While staying in Ventimiglia we crossed the border several times a day and despite the police checkpoint, effortlessly. What is often taken for granted by EU citizens becomes a dangerous obstacle for people on the move who endure inhumane circumstances for weeks, even months to overcome it.

For the currently around 100 – 150 men, and some women and children nevertheless, reaching France is a nightly cat and mouse game after which most are forcefully returned to Italy the same night or the next day. A young man from Eritrea tells us that during his almost nightly attempts he has even been slapped in the face and bullied by border forces before being pushed back to Italy. Those unlucky enough to be picked up by the police at the wrong time might even find themselves on a bus deporting them to southern Italy – just to start another journey up North, to France, Germany or faraway Britain.

The makeshift camp close to the city centre is currently tolerated by the police but not even basic support is provided by the public authorities leaving people without sanitary facilities, access to drinking water and medical assistance. Different international volunteer groups and local NGOs are doing their best to offer people at least a warm meal per day, clothes, tents and blankets. According to them, the atmosphere among the residents of the small Italian town has become more hostile, especially after the Italian parliamentary election in March which was a success for populist and right wing parties. “Open racism is now socially accepted”, says a volunteer who keeps coming to Ventimiglia during the weekends to help out.

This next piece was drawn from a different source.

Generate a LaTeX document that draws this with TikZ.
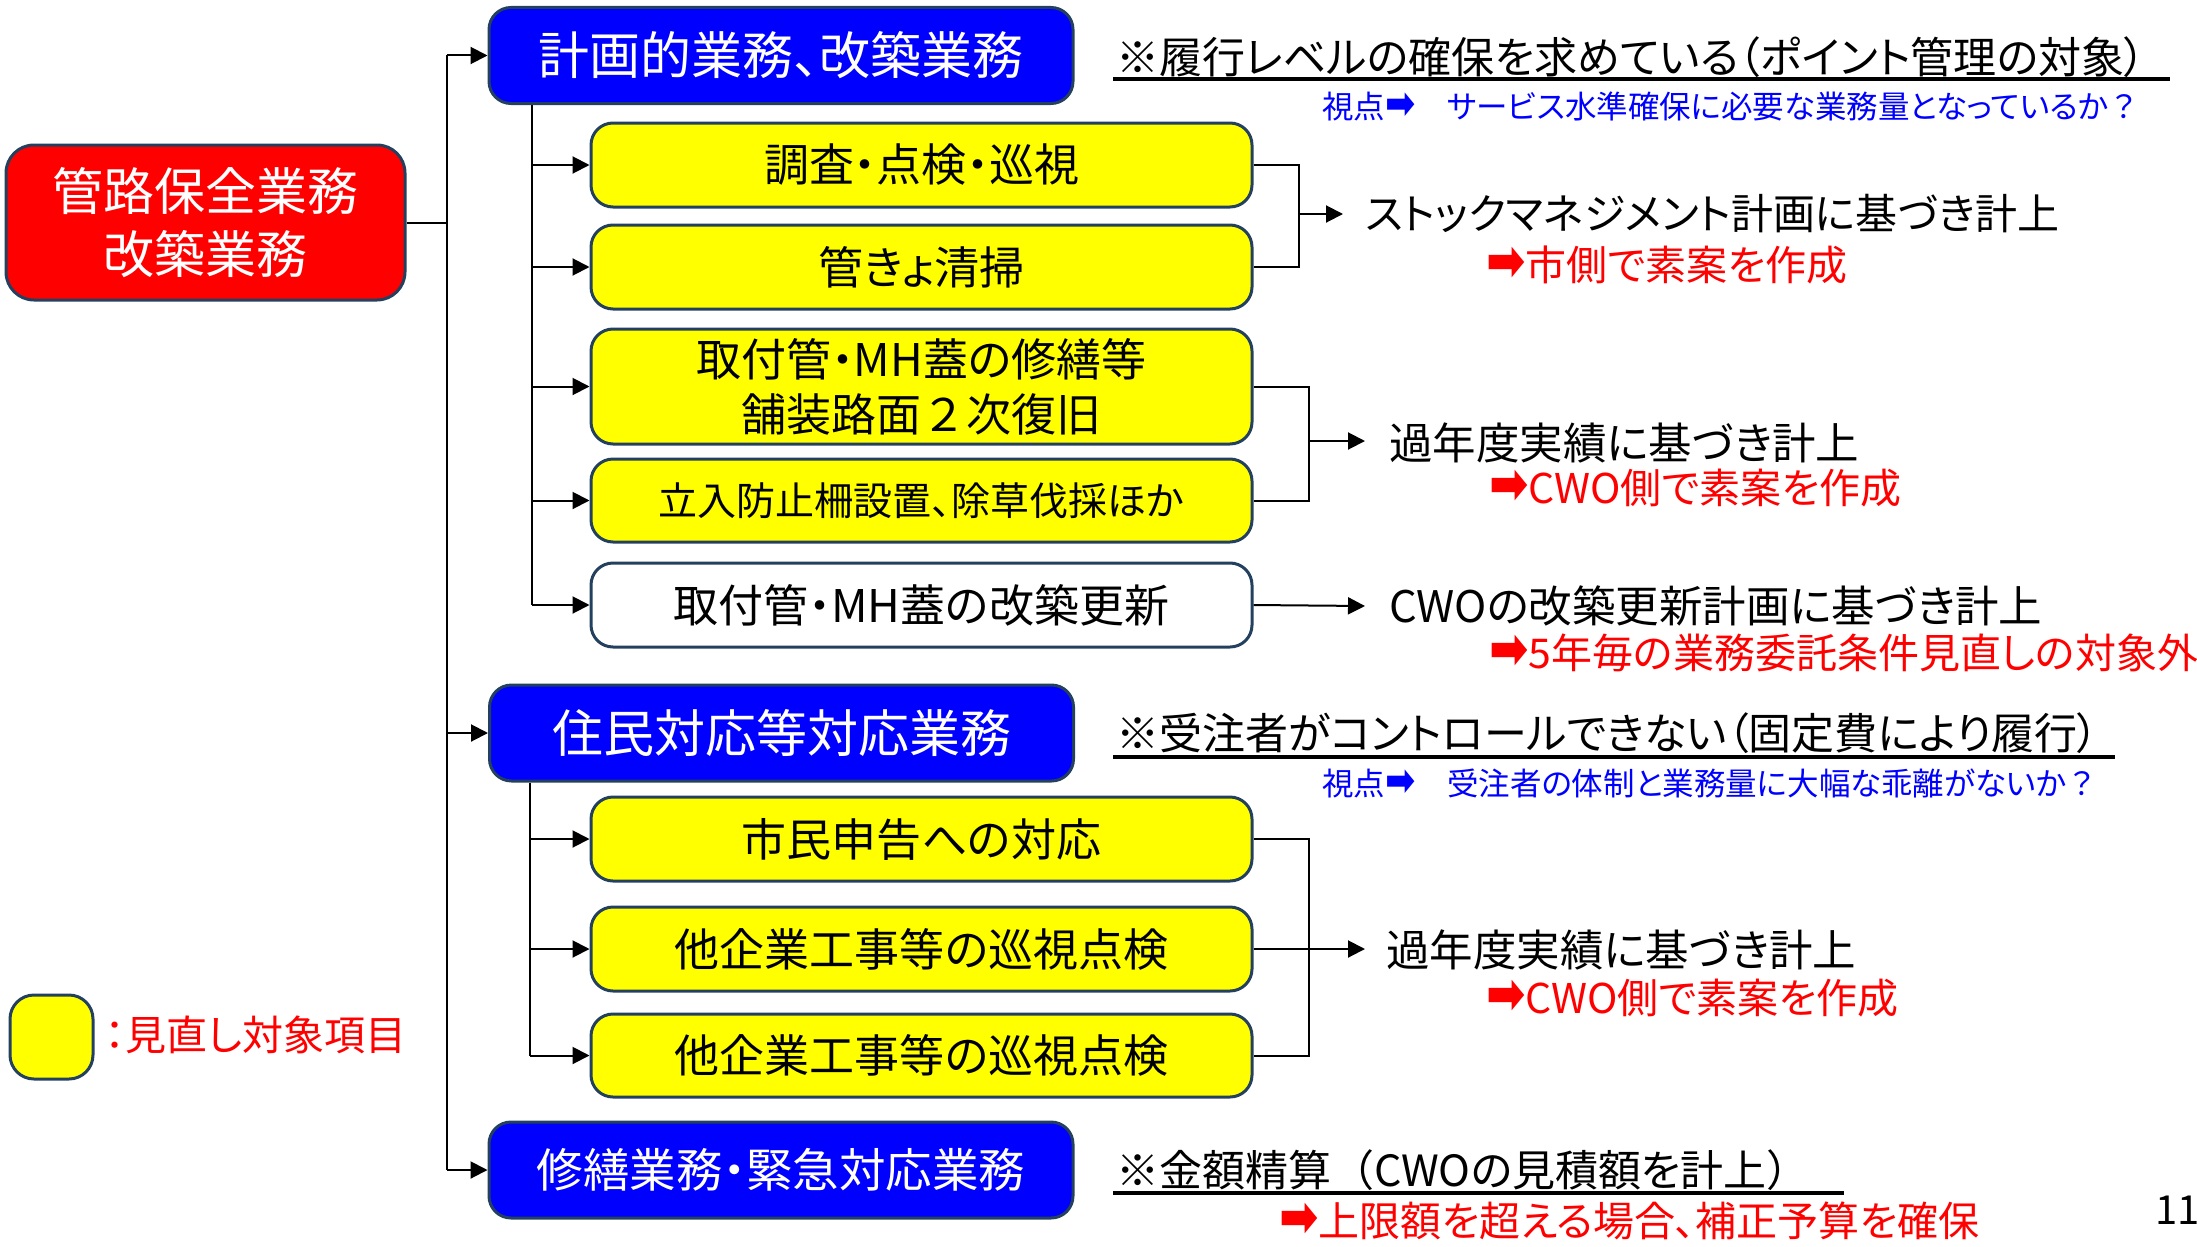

The high police presence in the city and especially right in front of the makeshift camp increases migrants fear of being arrested and deported; many are scared to move freely within the city. Their access to medical and social support is therefore limited. Furthermore the continuous police detachment stigmatises the camp and its inhabitants despite the overall peaceful atmosphere among the migrants that we have witnessed while spending days inside the camp.

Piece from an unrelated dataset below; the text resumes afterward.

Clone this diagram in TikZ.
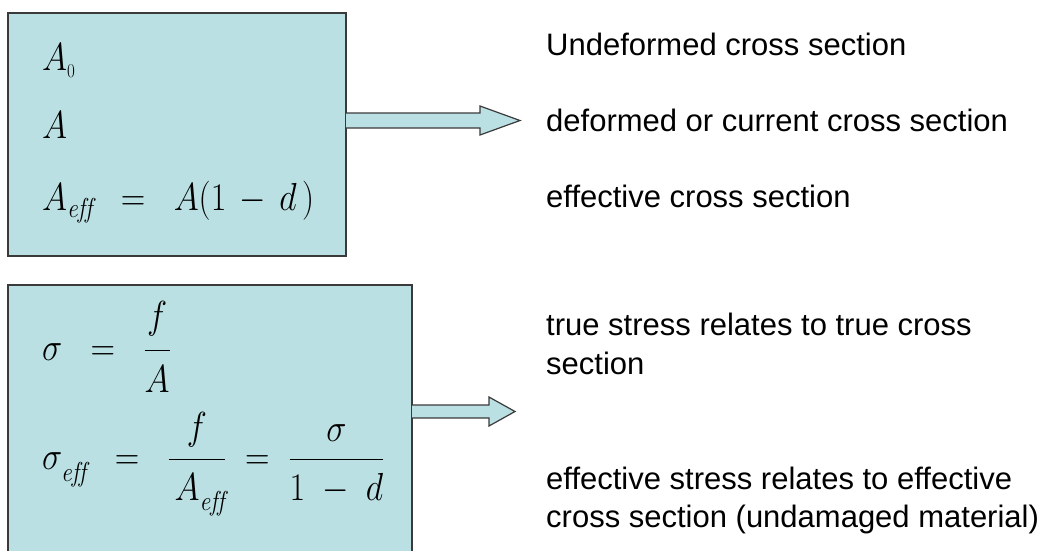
\RequirePackage{fix-cm}
\documentclass[tikz,border=0pt]{standalone}
\usepackage{fontspec}
\usetikzlibrary{calc}
\newfontfamily\arial{Liberation Sans}
\definecolor{boxfill}{HTML}{BBE0E3}
\definecolor{boxline}{HTML}{3A3A3A}
\newcommand{\shiftpart}[2]{\raisebox{#1}{$\displaystyle #2$}}
\newcommand{\effsub}[1]{_{\lower#1\hbox{$\scriptstyle\mathit{eff}$}}}
\newcommand{\tallmath}[1]{\scalebox{1}[1.15]{$\displaystyle #1$}}
\tikzset{
  panel/.style={draw=boxline, fill=boxfill, line width=1.5pt},
  blockarrow/.style={draw=boxline, fill=boxfill, line width=1.2pt, line join=miter},
  mathlbl/.style={anchor=base west, inner sep=0pt, font=\fontsize{34}{40}\selectfont},
  desc/.style={anchor=base west, inner sep=0pt, font=\arial\fontsize{31}{37}\selectfont},
}
\begin{document}
\begin{tikzpicture}[x=1pt,y=-1pt]
\useasboundingbox (0,0) rectangle (1047,550);
% boxes
\draw[panel] (8,13) rectangle (346,256);
\coordinate (b1ne) at (346,13);
\draw[panel] (8,285) rectangle (412,556);
\coordinate (b2ne) at (412,285);
% block arrows
\draw[blockarrow] ($(b1ne)+(0,100)$) coordinate (a1s) -- ++(134,0) -- ++(0,-7) -- ++(40,14.5) -- ++(-40,14.5) -- ++(0,-7) -- ++(-134,0);
\draw[blockarrow] ($(b2ne)+(0,120)$) coordinate (a2s) -- ++(77,0) -- ++(0,-8) -- ++(26,14.5) -- ++(-26,14.5) -- ++(0,-8) -- ++(-77,0);
% box 1 math
\node[mathlbl] (m1) at (42,70) {\tallmath{A_{\lower1pt\hbox{$\scriptscriptstyle 0$}}}};
\node[mathlbl] (m2) at (42,138) {\tallmath{A}};
\node[mathlbl] (m3) at (42,210) {\tallmath{A\effsub{1pt}\;\;=\;\;A(1\,-\,d\,)}};
% box 2 math
\node[mathlbl] (m4) at (42,360) {\tallmath{\sigma\;\;=\;\;\frac{\shiftpart{4pt}{f}}{\shiftpart{-4.5pt}{A}}}};
\node[mathlbl] (m5) at (42,469) {\tallmath{\sigma\effsub{6pt}\;\;=\;\;\frac{\shiftpart{3pt}{f}}{\shiftpart{-3.7pt}{\,A\effsub{3.7pt}}}\;=\;\frac{\shiftpart{0.5pt}{\sigma}}{\shiftpart{-3.7pt}{1\;-\;d}}}};
% descriptions
\node[desc] (t1) at (546,55) {Undeformed cross section};
\node[desc] (t2) at (546,131) {deformed or current cross section};
\node[desc] (t3) at (546,207) {effective cross section};
\node[desc] (t4) at (546,335) {true stress relates to true cross};
\node[desc] (t5) at (546,374) {section};
\node[desc] (t6) at (546,489) {effective stress relates to effective};
\node[desc] (t7) at (546,527) {cross section (undamaged material)};
\end{tikzpicture}
\end{document}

Aside from the unofficial settlement under the bridge, an official shelter run eight kilometres outside the city is said to provide more humane conditions. The container facility run by the Red Cross only provides shelter though to those registered in Italy. Along with the Dublin procedure, refugees who first register in here cannot seek asylum in another EU country and will always face deportation back to Italy. Those who can, prefer to stay under the bridge instead but due to the harsh conditions and lack of donated sleeping bags and tents, single women and families with children often have no other choice but to seek shelter in the official camp.

The failure of Ventimiglia’s municipality makes one thing clear: migrants are not welcome, and it appears that authorities and decision makers are doing their best to make the conditions for people in transit unbearable. The consequences are dramatic: when short on money people drink from the heavily polluted Roya, diseases spread rapidly due to bad hygienic conditions. On top of that, the atmosphere around the camp is tense, though partly the residents’ anger is simply caused by the trash littered in an around the camp. To remedy this, volunteers put up makeshift trash cans and empty them without support from official services.

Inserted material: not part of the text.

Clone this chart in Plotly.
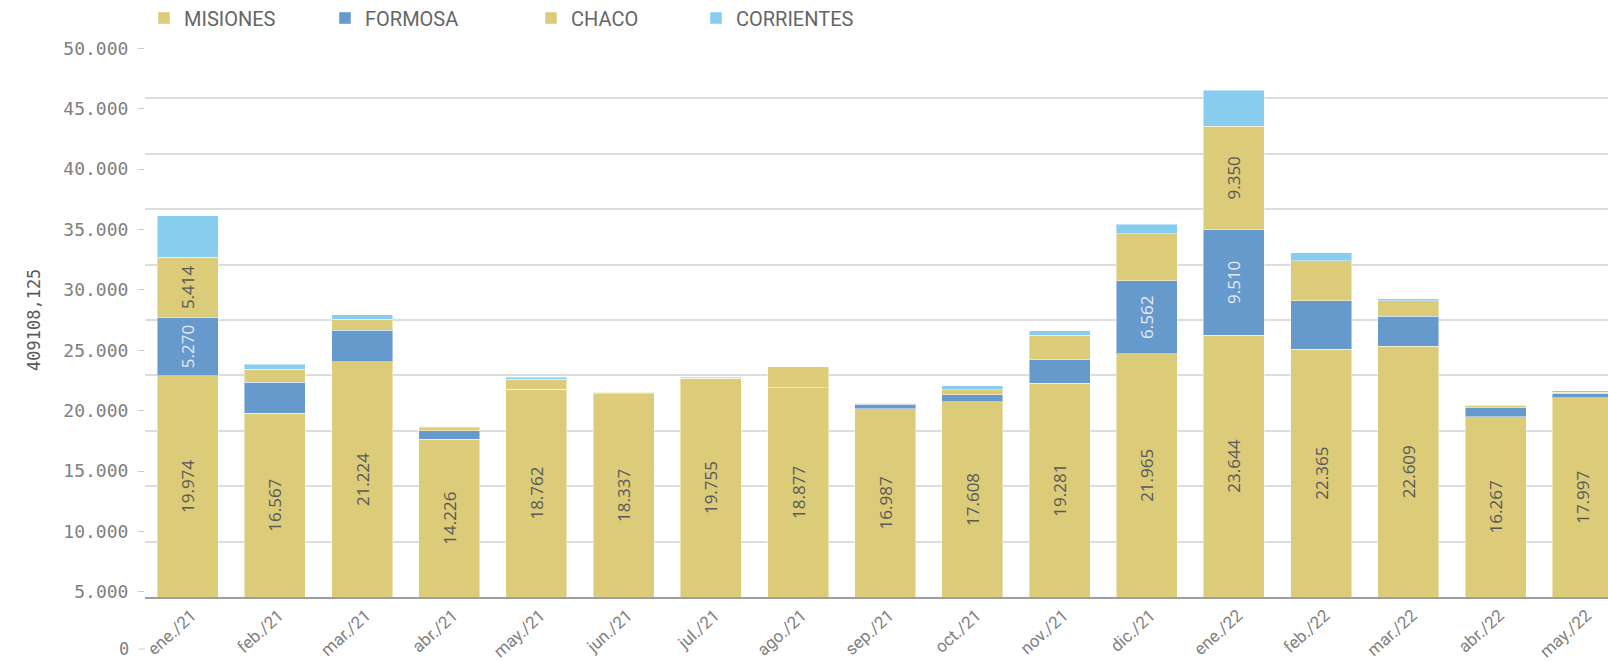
import plotly.graph_objects as go

months = ["ene./21", "feb./21", "mar./21", "abr./21", "may./21", "jun./21", "jul./21",
          "ago./21", "sep./21", "oct./21", "nov./21", "dic./21", "ene./22", "feb./22",
          "mar./22", "abr./22", "may./22"]
misiones = [19974, 16567, 21224, 14226, 18762, 18337, 19755, 18877, 16987, 17608,
            19281, 21965, 23644, 22365, 22609, 16267, 17997]
formosa = [5270, 2800, 2830, 790, 0, 0, 0, 0, 390, 660, 2120, 6562, 9510, 4370, 2750, 870, 360]
chaco = [5414, 1200, 1020, 240, 900, 130, 50, 1900, 90, 450, 2240, 4260, 9350, 3610, 1400, 150, 130]
corrientes = [3770, 450, 390, 120, 150, 30, 20, 20, 60, 330, 400, 840, 3220, 740, 180, 30, 130]

y_tick_labels = ["5.000", "10.000", "15.000", "20.000", "25.000", "30.000",
                 "35.000", "40.000", "45.000", "50.000"]
y_title = "409108,125"

YELLOW = "#dccb78"
BLUE = "#6699cc"
LIGHTBLUE = "#88cdee"


def fmt(v):
    return f"{v:,}".replace(",", ".")


def labels(vals, minv):
    return [fmt(v) if v >= minv else "" for v in vals]


series = [
    ("MISIONES", misiones, YELLOW, labels(misiones, 0), "#595959", "legend"),
    ("FORMOSA", formosa, BLUE, labels(formosa, 5000), "#e4ebf3", "legend2"),
    ("CHACO", chaco, YELLOW, labels(chaco, 5000), "#595959", "legend3"),
    ("CORRIENTES", corrientes, LIGHTBLUE, labels(corrientes, 5000), "#595959", "legend4"),
]

fig = go.Figure()
for name, vals, color, txt, tcolor, leg in series:
    fig.add_trace(go.Bar(
        x=list(range(len(months))), y=vals, name=name,
        marker=dict(color=color, line=dict(color="rgba(255,255,255,0.45)", width=1)),
        text=txt, textposition="inside", textangle=-90, insidetextanchor="middle",
        textfont=dict(family="Open Sans", size=17, color=tcolor),
        legend=leg, hoverinfo="skip",
    ))

# secondary axis carrying the tick labels
fig.add_trace(go.Scatter(x=[0], y=[0], yaxis="y2", mode="markers",
                         marker=dict(opacity=0), showlegend=False, hoverinfo="skip"))

W, H = 1608, 661
L, R, T, B = 145, 0, 43, 64
pw, ph = W - L - R, H - T - B

legend_font = dict(family="Roboto", size=20, color="#666666")
leg_common = dict(orientation="h", yref="container", yanchor="middle", y=1 - 18 / H,
                  xref="container", xanchor="left",
                  font=legend_font, bgcolor="rgba(0,0,0,0)", itemwidth=30)

fig.update_layout(
    width=W, height=H,
    margin=dict(l=L, r=R, t=T, b=B, autoexpand=False),
    plot_bgcolor="white", paper_bgcolor="white",
    barmode="stack", bargap=0.30,
    legend=dict(x=(158 - 14) / W, **leg_common),
    legend2=dict(x=(339 - 14) / W, **leg_common),
    legend3=dict(x=(545 - 14) / W, **leg_common),
    legend4=dict(x=(710 - 14) / W, **leg_common),
    xaxis=dict(
        range=[-0.49, 16.29], tickmode="array", tickvals=list(range(len(months))),
        ticktext=months, tickangle=-42, showgrid=False, zeroline=False, automargin=False,
        showline=True, linecolor="#9e9e9e", linewidth=2, layer="below traces",
        tickfont=dict(family="Roboto", size=17, color="#808080"), ticks="",
        ticklabelshift=4,
    ),
    yaxis=dict(
        range=[0, 50000], dtick=5000, showticklabels=False, showgrid=True, automargin=False,
        gridcolor="#dddddd", gridwidth=2, zeroline=False, ticks="",
    ),
    yaxis2=dict(
        overlaying="y", side="left", range=[-0.083, 9.089], automargin=False,
        tickmode="array", tickvals=list(range(len(y_tick_labels))), ticktext=y_tick_labels,
        showgrid=False, zeroline=False, ticks="outside", ticklen=6, tickcolor="#cccccc",
        ticklabelstandoff=6,
        tickfont=dict(family="DejaVu Sans Mono", size=18, color="#808080"),
    ),
    showlegend=True,
)

# "0" label below the plot area and its tick
y0p = -(649 - (H - B)) / ph
fig.add_annotation(xref="paper", yref="paper", x=(131 - L) / pw, y=y0p, text="0",
                   showarrow=False, xanchor="right", yanchor="middle",
                   font=dict(family="DejaVu Sans Mono", size=17, color="#808080"))
fig.add_shape(type="line", xref="paper", yref="paper", x0=(139 - L) / pw, x1=0,
              y0=y0p, y1=y0p, line=dict(color="#cccccc", width=1))

# y axis title
fig.add_annotation(xref="paper", yref="paper", x=(34 - L) / pw, y=(H - B - 320) / ph,
                   text=y_title, showarrow=False, textangle=-90,
                   xanchor="center", yanchor="middle",
                   font=dict(family="DejaVu Sans Mono", size=17, color="#595959"))

fig.write_html("out.html", config={"displayModeBar": False},
               post_script="document.body.style.margin='0';document.body.style.overflow='hidden';")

Places like Ventimiglia show the ugly truth of Europe’s incapacity to take responsibility for what can briefly be simplified described as a consequence of a global system based on inequality. Even on a local basis, humanitarian action and solidarity is largely undermined if not criminalised. The overall negligence of the situation by the local authorities puts the most vulnerable groups like minors, women and LGBT people at risk of exposure to violence, sexual exploitation and human trafficking.

Concerning those who are waiting for their chance in Ventimiglia, one thing is clear: Nobody wants to remain in Italy. They will continue searching for the Europe where they will get the chance to live a self-determined life in dignity. For some it’s Germany or France, for others, England. Others have become resigned after several deportations and years of an odyssey, they know: this Europe doesn’t exist, for them.